WHAT IS ASKED — Reproduce each line of the material precisely.
******************************
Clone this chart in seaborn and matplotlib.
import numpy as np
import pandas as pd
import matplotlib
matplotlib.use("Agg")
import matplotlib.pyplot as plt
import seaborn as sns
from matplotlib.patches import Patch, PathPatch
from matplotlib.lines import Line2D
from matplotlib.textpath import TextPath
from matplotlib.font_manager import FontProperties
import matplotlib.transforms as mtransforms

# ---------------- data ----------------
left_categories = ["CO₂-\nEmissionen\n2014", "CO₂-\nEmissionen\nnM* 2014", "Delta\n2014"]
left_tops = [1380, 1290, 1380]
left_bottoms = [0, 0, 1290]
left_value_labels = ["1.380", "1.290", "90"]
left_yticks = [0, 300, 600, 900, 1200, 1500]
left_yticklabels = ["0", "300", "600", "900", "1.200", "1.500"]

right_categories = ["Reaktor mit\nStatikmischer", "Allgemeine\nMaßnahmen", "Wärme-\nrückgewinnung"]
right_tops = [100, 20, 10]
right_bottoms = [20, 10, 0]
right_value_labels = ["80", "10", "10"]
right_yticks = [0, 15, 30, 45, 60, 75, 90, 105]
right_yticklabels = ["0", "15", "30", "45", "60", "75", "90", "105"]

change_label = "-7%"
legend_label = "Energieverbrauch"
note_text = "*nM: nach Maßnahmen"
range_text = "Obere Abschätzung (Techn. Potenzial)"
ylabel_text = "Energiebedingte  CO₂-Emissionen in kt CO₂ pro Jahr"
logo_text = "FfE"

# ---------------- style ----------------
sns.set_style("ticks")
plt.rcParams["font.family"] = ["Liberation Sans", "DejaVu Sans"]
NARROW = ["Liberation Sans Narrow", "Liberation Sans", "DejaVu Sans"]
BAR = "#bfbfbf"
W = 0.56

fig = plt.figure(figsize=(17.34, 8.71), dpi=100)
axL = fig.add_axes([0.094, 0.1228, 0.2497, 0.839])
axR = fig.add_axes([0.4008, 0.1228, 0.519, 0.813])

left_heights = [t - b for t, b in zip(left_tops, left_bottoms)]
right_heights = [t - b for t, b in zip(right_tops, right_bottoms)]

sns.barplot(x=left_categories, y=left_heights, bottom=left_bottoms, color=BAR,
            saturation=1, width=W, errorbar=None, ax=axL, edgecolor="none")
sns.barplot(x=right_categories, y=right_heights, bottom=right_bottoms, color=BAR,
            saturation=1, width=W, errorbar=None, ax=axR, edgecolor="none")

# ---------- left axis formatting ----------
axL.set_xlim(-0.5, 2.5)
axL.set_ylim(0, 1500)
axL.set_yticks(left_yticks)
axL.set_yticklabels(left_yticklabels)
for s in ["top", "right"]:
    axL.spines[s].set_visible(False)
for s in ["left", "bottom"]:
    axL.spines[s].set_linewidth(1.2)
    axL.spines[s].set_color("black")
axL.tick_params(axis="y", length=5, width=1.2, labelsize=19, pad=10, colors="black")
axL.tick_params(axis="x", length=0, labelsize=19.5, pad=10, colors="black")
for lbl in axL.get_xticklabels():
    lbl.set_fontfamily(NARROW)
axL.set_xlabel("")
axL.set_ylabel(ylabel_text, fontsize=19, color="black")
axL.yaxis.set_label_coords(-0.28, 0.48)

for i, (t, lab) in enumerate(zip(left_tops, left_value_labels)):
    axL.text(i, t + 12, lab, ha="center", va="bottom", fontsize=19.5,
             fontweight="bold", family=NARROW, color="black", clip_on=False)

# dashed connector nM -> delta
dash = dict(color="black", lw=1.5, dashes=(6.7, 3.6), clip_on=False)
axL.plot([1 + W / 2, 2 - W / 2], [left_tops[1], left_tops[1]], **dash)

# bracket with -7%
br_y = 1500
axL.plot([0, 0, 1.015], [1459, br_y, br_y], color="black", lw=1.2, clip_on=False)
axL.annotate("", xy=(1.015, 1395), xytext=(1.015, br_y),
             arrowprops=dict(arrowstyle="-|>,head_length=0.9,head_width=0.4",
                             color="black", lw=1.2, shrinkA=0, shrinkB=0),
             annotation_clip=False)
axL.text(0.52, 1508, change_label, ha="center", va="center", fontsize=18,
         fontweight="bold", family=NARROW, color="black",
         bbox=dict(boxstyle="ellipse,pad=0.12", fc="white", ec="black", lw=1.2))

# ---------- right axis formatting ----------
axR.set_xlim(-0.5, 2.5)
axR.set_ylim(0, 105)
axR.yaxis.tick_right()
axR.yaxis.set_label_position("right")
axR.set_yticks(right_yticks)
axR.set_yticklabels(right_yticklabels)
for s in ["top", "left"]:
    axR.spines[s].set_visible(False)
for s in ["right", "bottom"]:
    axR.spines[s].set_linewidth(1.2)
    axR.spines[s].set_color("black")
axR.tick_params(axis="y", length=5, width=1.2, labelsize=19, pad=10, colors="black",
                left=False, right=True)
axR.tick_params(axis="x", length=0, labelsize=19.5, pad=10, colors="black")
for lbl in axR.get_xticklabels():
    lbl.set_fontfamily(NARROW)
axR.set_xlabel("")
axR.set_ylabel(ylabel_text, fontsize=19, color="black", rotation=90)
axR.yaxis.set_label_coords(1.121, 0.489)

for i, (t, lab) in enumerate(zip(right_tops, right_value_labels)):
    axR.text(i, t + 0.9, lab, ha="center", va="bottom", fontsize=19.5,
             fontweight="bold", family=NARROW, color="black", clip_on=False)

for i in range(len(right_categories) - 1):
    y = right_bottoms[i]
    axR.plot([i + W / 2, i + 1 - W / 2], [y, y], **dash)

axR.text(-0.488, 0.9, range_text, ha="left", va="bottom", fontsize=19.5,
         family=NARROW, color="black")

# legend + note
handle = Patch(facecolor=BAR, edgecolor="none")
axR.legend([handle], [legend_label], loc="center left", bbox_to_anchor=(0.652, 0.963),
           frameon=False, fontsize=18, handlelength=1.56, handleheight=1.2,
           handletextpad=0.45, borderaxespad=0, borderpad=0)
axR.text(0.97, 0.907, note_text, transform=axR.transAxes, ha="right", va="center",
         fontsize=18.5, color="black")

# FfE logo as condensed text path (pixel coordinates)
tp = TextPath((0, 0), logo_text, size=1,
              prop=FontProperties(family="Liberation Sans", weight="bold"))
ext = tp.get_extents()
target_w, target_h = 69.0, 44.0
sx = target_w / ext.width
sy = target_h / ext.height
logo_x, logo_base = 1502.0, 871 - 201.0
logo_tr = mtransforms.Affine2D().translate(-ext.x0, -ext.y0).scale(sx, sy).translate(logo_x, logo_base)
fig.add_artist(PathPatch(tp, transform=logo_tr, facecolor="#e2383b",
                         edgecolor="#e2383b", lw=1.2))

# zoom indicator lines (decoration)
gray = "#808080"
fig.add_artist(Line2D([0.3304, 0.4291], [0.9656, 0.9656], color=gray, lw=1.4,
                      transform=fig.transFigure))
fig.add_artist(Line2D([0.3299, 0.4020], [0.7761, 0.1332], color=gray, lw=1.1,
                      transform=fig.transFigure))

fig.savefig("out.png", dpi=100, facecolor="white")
******************************
THE SOLUTION —
Clone this chart in seaborn and matplotlib.
import numpy as np
import pandas as pd
import matplotlib
matplotlib.use("Agg")
import matplotlib.pyplot as plt
import seaborn as sns
from matplotlib.patches import Patch, PathPatch
from matplotlib.lines import Line2D
from matplotlib.textpath import TextPath
from matplotlib.font_manager import FontProperties
import matplotlib.transforms as mtransforms

# ---------------- data ----------------
left_categories = ["CO₂-\nEmissionen\n2014", "CO₂-\nEmissionen\nnM* 2014", "Delta\n2014"]
left_tops = [1380, 1290, 1380]
left_bottoms = [0, 0, 1290]
left_value_labels = ["1.380", "1.290", "90"]
left_yticks = [0, 300, 600, 900, 1200, 1500]
left_yticklabels = ["0", "300", "600", "900", "1.200", "1.500"]

right_categories = ["Reaktor mit\nStatikmischer", "Allgemeine\nMaßnahmen", "Wärme-\nrückgewinnung"]
right_tops = [100, 20, 10]
right_bottoms = [20, 10, 0]
right_value_labels = ["80", "10", "10"]
right_yticks = [0, 15, 30, 45, 60, 75, 90, 105]
right_yticklabels = ["0", "15", "30", "45", "60", "75", "90", "105"]

change_label = "-7%"
legend_label = "Energieverbrauch"
note_text = "*nM: nach Maßnahmen"
range_text = "Obere Abschätzung (Techn. Potenzial)"
ylabel_text = "Energiebedingte  CO₂-Emissionen in kt CO₂ pro Jahr"
logo_text = "FfE"

# ---------------- style ----------------
sns.set_style("ticks")
plt.rcParams["font.family"] = ["Liberation Sans", "DejaVu Sans"]
NARROW = ["Liberation Sans Narrow", "Liberation Sans", "DejaVu Sans"]
BAR = "#bfbfbf"
W = 0.56

fig = plt.figure(figsize=(17.34, 8.71), dpi=100)
axL = fig.add_axes([0.094, 0.1228, 0.2497, 0.839])
axR = fig.add_axes([0.4008, 0.1228, 0.519, 0.813])

left_heights = [t - b for t, b in zip(left_tops, left_bottoms)]
right_heights = [t - b for t, b in zip(right_tops, right_bottoms)]

sns.barplot(x=left_categories, y=left_heights, bottom=left_bottoms, color=BAR,
            saturation=1, width=W, errorbar=None, ax=axL, edgecolor="none")
sns.barplot(x=right_categories, y=right_heights, bottom=right_bottoms, color=BAR,
            saturation=1, width=W, errorbar=None, ax=axR, edgecolor="none")

# ---------- left axis formatting ----------
axL.set_xlim(-0.5, 2.5)
axL.set_ylim(0, 1500)
axL.set_yticks(left_yticks)
axL.set_yticklabels(left_yticklabels)
for s in ["top", "right"]:
    axL.spines[s].set_visible(False)
for s in ["left", "bottom"]:
    axL.spines[s].set_linewidth(1.2)
    axL.spines[s].set_color("black")
axL.tick_params(axis="y", length=5, width=1.2, labelsize=19, pad=10, colors="black")
axL.tick_params(axis="x", length=0, labelsize=19.5, pad=10, colors="black")
for lbl in axL.get_xticklabels():
    lbl.set_fontfamily(NARROW)
axL.set_xlabel("")
axL.set_ylabel(ylabel_text, fontsize=19, color="black")
axL.yaxis.set_label_coords(-0.28, 0.48)

for i, (t, lab) in enumerate(zip(left_tops, left_value_labels)):
    axL.text(i, t + 12, lab, ha="center", va="bottom", fontsize=19.5,
             fontweight="bold", family=NARROW, color="black", clip_on=False)

# dashed connector nM -> delta
dash = dict(color="black", lw=1.5, dashes=(6.7, 3.6), clip_on=False)
axL.plot([1 + W / 2, 2 - W / 2], [left_tops[1], left_tops[1]], **dash)

# bracket with -7%
br_y = 1500
axL.plot([0, 0, 1.015], [1459, br_y, br_y], color="black", lw=1.2, clip_on=False)
axL.annotate("", xy=(1.015, 1395), xytext=(1.015, br_y),
             arrowprops=dict(arrowstyle="-|>,head_length=0.9,head_width=0.4",
                             color="black", lw=1.2, shrinkA=0, shrinkB=0),
             annotation_clip=False)
axL.text(0.52, 1508, change_label, ha="center", va="center", fontsize=18,
         fontweight="bold", family=NARROW, color="black",
         bbox=dict(boxstyle="ellipse,pad=0.12", fc="white", ec="black", lw=1.2))

# ---------- right axis formatting ----------
axR.set_xlim(-0.5, 2.5)
axR.set_ylim(0, 105)
axR.yaxis.tick_right()
axR.yaxis.set_label_position("right")
axR.set_yticks(right_yticks)
axR.set_yticklabels(right_yticklabels)
for s in ["top", "left"]:
    axR.spines[s].set_visible(False)
for s in ["right", "bottom"]:
    axR.spines[s].set_linewidth(1.2)
    axR.spines[s].set_color("black")
axR.tick_params(axis="y", length=5, width=1.2, labelsize=19, pad=10, colors="black",
                left=False, right=True)
axR.tick_params(axis="x", length=0, labelsize=19.5, pad=10, colors="black")
for lbl in axR.get_xticklabels():
    lbl.set_fontfamily(NARROW)
axR.set_xlabel("")
axR.set_ylabel(ylabel_text, fontsize=19, color="black", rotation=90)
axR.yaxis.set_label_coords(1.121, 0.489)

for i, (t, lab) in enumerate(zip(right_tops, right_value_labels)):
    axR.text(i, t + 0.9, lab, ha="center", va="bottom", fontsize=19.5,
             fontweight="bold", family=NARROW, color="black", clip_on=False)

for i in range(len(right_categories) - 1):
    y = right_bottoms[i]
    axR.plot([i + W / 2, i + 1 - W / 2], [y, y], **dash)

axR.text(-0.488, 0.9, range_text, ha="left", va="bottom", fontsize=19.5,
         family=NARROW, color="black")

# legend + note
handle = Patch(facecolor=BAR, edgecolor="none")
axR.legend([handle], [legend_label], loc="center left", bbox_to_anchor=(0.652, 0.963),
           frameon=False, fontsize=18, handlelength=1.56, handleheight=1.2,
           handletextpad=0.45, borderaxespad=0, borderpad=0)
axR.text(0.97, 0.907, note_text, transform=axR.transAxes, ha="right", va="center",
         fontsize=18.5, color="black")

# FfE logo as condensed text path (pixel coordinates)
tp = TextPath((0, 0), logo_text, size=1,
              prop=FontProperties(family="Liberation Sans", weight="bold"))
ext = tp.get_extents()
target_w, target_h = 69.0, 44.0
sx = target_w / ext.width
sy = target_h / ext.height
logo_x, logo_base = 1502.0, 871 - 201.0
logo_tr = mtransforms.Affine2D().translate(-ext.x0, -ext.y0).scale(sx, sy).translate(logo_x, logo_base)
fig.add_artist(PathPatch(tp, transform=logo_tr, facecolor="#e2383b",
                         edgecolor="#e2383b", lw=1.2))

# zoom indicator lines (decoration)
gray = "#808080"
fig.add_artist(Line2D([0.3304, 0.4291], [0.9656, 0.9656], color=gray, lw=1.4,
                      transform=fig.transFigure))
fig.add_artist(Line2D([0.3299, 0.4020], [0.7761, 0.1332], color=gray, lw=1.1,
                      transform=fig.transFigure))

fig.savefig("out.png", dpi=100, facecolor="white")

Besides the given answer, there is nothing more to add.